Tentang persahabatan yang baik dan buruk, telah disebutkan dalam hadits Rasulullah SAW., ”Permisalan bersahabat dengan orang shalih dan orang yang buruk bagaikan bersahabat dengan pemilik minyak wangi dan pandai besi. Pemilik minyak wangi tidak akan merugikanmu; engkau bisa membeli (minyak wangi) darinya atau minimal engkau mendapat baunya. Adapun apabila engkau berteman dengan pandai besi, jika engkau tidak mendapati badan atau pakaianmu hangus terbakar, minimal engkau mendapat baunya yang tidak sedap.” (HR. Bukhari dan Muslim).

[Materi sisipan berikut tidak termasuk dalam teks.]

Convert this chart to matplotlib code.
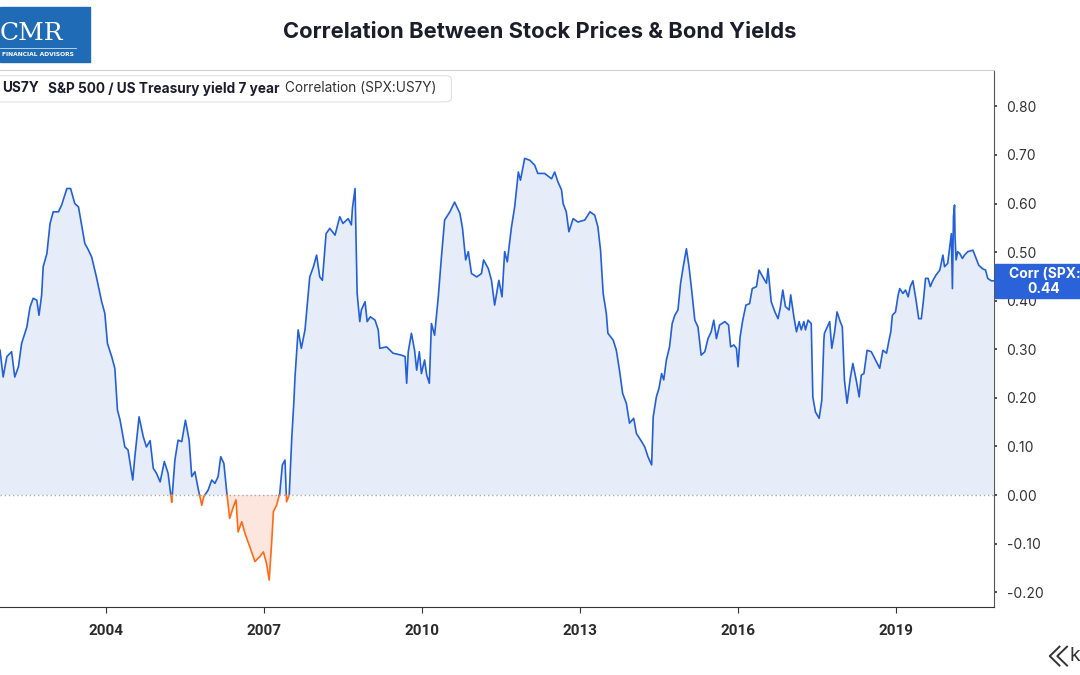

Lebih jauh lagi, menurut Imam Ibnu Atha’illah, setidaknya ada dua kriteria dalam memilih sahabat yang baik. Pertama, tingkah lakunya, mendekatkan diri kita kepada Allah. Kedua, perkataannya, menunjukkan jalan kita kepada Allah. Kata beliau, “Keduanya harus ada dalam diri seseorang yang akan bersahabat dengan kita.”

Sahabat spiritual adalah orang-orang yang menasehati kita ketika sedang futur dalam beribadah dan bermu’amalah. Imam Ibnul Mubarak pernah berkata, “Apabila penghuni surga telah masuk ke dalam surga, lalu mereka tidak menemukan sahabat-sahabatnya yang selalu bersama mereka dahulu di dunia. Mereka bertanya tentang sahabatnya kepada Allah, “Ya Rabb, kami tidak melihat sahabat-sahabat kami yang ketika di dunia shalat, puasa, dan berjuang bersama kami?.” Kemudian Allah menjawab, “Pergilah ke neraka, lalu keluarkan sahabat-sahabatmu yang di dalam hatinya masih ada iman walaupun sebesar zarrah.”

Ada kisah sahabat spiritual yang sangat mengharukan yang pernah dicontohkan Abu Bakar ketika akan berhijrah bersama Nabi ke Madinah. Ketika itu, ada ancaman pembunuhan terhadap diri Nabi, tapi Abu Bakar tidak hanya menemani Nabi berlindung di Gua Tsur, dengan penuh keberanian, beliau siap menjadi perisai hidup Nabi, meski nyawa sebagai taruhannya.

Simpulan

Sahabat spiritual bukan hanya persahabatan berdasarkan kedekatan fisik atau kedudukan sosial, tetapi lebih karena cinta yang tulus kepada Allah dan Rasul-Nya. 

Carilah sahabat spriritual yang tulus berkorban, berjuang, mendukung, membantu, dan menyayangi, untuk lebih mendekatkan diri kita kepada Allah. 
Wallahul Musta’an …

Oleh : Nur Alam, Jum’at Penuh Berkah, 24 Dzulhijjah 1446 H./20 Juni 2025 M. Pukul 05.25 WIB.